4. Voidable legacies: gifts to beneficiary witnesses are no longer deemed void prima facie. Beneficiaries may now apply for a judicial recognition of the gift under the court's new expansive powers.

==Curative Provision==

Prior to relying on its Section 58 powers, the court must be satisfied that instrument in question satisfies the following criteria:
1. evidence pertaining to the testamentary intentions of the deceased;
2. evidence that illustrates the deceased's intention to alter, revoke or revive a testamentary disposition;
3. evidence that illustrates the deceased's intention to alter, revoke or revive a testamentary disposition mentioned in an instrument other than a will.

Upon satisfying the above requirements, the court will then proceed to the following two-step inquiry, as first illustrated in Re Young Estate, 2015 BCSC 182
1. whether document in question is authentic? (this is known as the threshold question)
2. whether the document in question represents the testamentary wishes of the deceased (this is known as the core question)
As stated by Madam Justice Dickson J. in Re Young Estate, 2015 BCSC 182, each inquiry shall be based on "intensely fact-specific considerations".

==Section 60: "adequate, just and equitable"==
Some of the recent changes heralded under WESA have been considered to impinge upon testamentary freedom. WESA seeks to balance this freedom with the testator's overall moral obligations to society. In Ciarniello v. Ciarniello Estate, 2016 BCSC 1699 Sigurdson J brought to his judgment an earlier BCCA ruling which stated:

the conceptual essence of the statute is to permit judicial interference with testamentary freedom where adequate provision has not been made in respect of a narrow protected class. Testamentary freedom is, therefore, subordinate to the main objective of the [now superseded] Wills Variation Act and must yield, to the extent required, to achieve adequate, just and equitable provision for the applicant spouse and/or children. That said, the judicial approach is not to start " with a blank slate and write a will designed to right all the perceived wrongs of the past, nor interfere only to improve upon the degree of fairness of a will if the testator has met his obligations under the Wills Variation Act ": Chan v Lee (Estate), 2004 BCCA 644 at para. 43.

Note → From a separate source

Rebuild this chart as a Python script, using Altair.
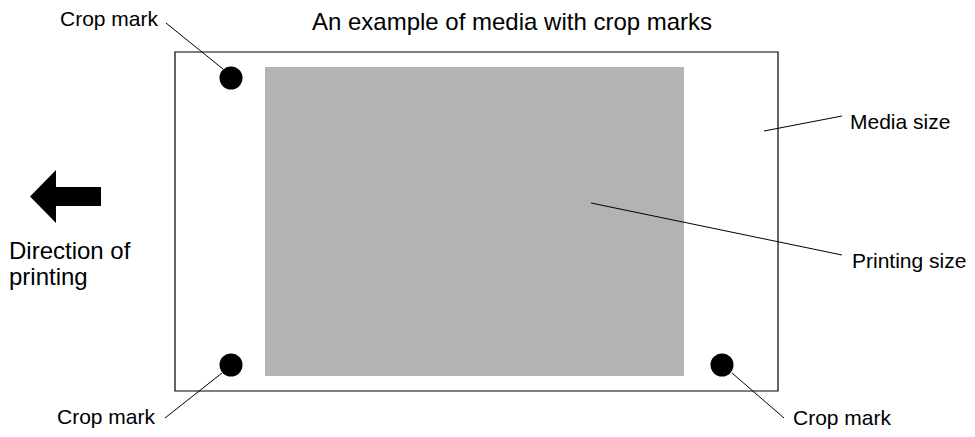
import altair as alt
import pandas as pd

# ---- diagram geometry (page pixel coordinates) ----
media_box = {"x": [175], "x2": [778], "y": [52], "y2": [391]}
print_box = {"x": [265], "x2": [684], "y": [67], "y2": [376]}

dot_x = [231, 231, 722]
dot_y = [78, 365, 365]

lead_x1 = [166, 165, 732, 764, 591]
lead_y1 = [23, 418, 373, 131, 203]
lead_x2 = [223, 222, 784, 842, 842]
lead_y2 = [69, 373, 418, 116, 255]

# arrow ("direction of printing"): centre and half-width in pixels
arrow_cx = [65.5]
arrow_cy = [196.5]
arrow_half = 35.5
# arrow outline in the symbol's unit square (tip, head, shaft)
arrow_path = ("M -1 0 L -0.268 -0.746 L -0.268 -0.268 L 1 -0.268 "
              "L 1 0.268 L -0.268 0.268 L -0.268 0.746 Z")

label_text = ["Crop mark", "Crop mark", "Crop mark", "Media size", "Printing size"]
label_x = [158, 155, 793, 850, 852]
label_y = [20, 418, 419, 123, 262]
label_align = ["right", "right", "left", "left", "left"]

dir_text = ["Direction of", "printing"]
dir_x = [9, 9]
dir_y = [252, 278]

title_text = ["An example of media with crop marks"]
title_x = [512]
title_y = [23]

W, H = 959, 421
FONT = "Liberation Sans"

xs = alt.Scale(domain=[8, 8 + W], nice=False, zero=False)
ys = alt.Scale(domain=[8, 8 + H], nice=False, zero=False, reverse=True)

def X(f):
    return alt.X(f, type="quantitative", scale=xs, axis=None)

def Y(f):
    return alt.Y(f, type="quantitative", scale=ys, axis=None)

media = alt.Chart(pd.DataFrame(media_box)).mark_rect(
    fill="white", stroke="black", strokeWidth=1.2
).encode(x=X("x"), x2="x2", y=Y("y"), y2="y2")

printing = alt.Chart(pd.DataFrame(print_box)).mark_rect(
    fill="#b3b3b3", strokeWidth=0
).encode(x=X("x"), x2="x2", y=Y("y"), y2="y2")

dots = alt.Chart(pd.DataFrame({"x": dot_x, "y": dot_y})).mark_circle(
    size=530, color="black", opacity=1
).encode(x=X("x"), y=Y("y"))

leads = alt.Chart(pd.DataFrame({"x": lead_x1, "y": lead_y1, "x2": lead_x2, "y2": lead_y2})).mark_rule(
    color="black", strokeWidth=1
).encode(x=X("x"), y=Y("y"), x2="x2", y2="y2")

arrow = alt.Chart(pd.DataFrame({"x": arrow_cx, "y": arrow_cy})).mark_point(
    shape=arrow_path, size=(2 * arrow_half) ** 2, filled=True,
    color="black", opacity=1, strokeWidth=0
).encode(x=X("x"), y=Y("y"))

lab_df = pd.DataFrame({"t": label_text, "x": label_x, "y": label_y, "a": label_align})

def text_layer(align):
    return alt.Chart(lab_df).transform_filter(alt.datum.a == align).mark_text(
        align=align, baseline="middle", font=FONT, fontSize=21, color="black"
    ).encode(x=X("x"), y=Y("y"), text="t:N")

direction = alt.Chart(pd.DataFrame({"t": dir_text, "x": dir_x, "y": dir_y})).mark_text(
    align="left", baseline="middle", font=FONT, fontSize=24, color="black"
).encode(x=X("x"), y=Y("y"), text="t:N")

title = alt.Chart(pd.DataFrame({"t": title_text, "x": title_x, "y": title_y})).mark_text(
    align="center", baseline="middle", font=FONT, fontSize=24, color="black"
).encode(x=X("x"), y=Y("y"), text="t:N")

chart = alt.layer(
    media, printing, dots, leads, arrow,
    text_layer("left"), text_layer("right"), direction, title
).properties(
    width=W, height=H, padding=0, autosize=alt.AutoSizeParams(type="none"),
    background="white"
).configure_view(stroke=None)

chart.save("out.html", embed_options={"renderer": "svg", "actions": False})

Sigurdson J further noted, following the leading BC case Tataryn v Tataryn Estate [1994] 2 S.C.R. 807, that

If the phrase 'adequate, just and equitable' is viewed in light of current societal norms, much of the uncertainty disappears...

Following this line of reasoning, BC courts may impinge upon testamentary freedom, or deem it as a secondary purpose under the statute, whenever there is an unaddressed issue concerning the testator's general moral obligations to society, which are interpreted liberally as to equipartition the estate.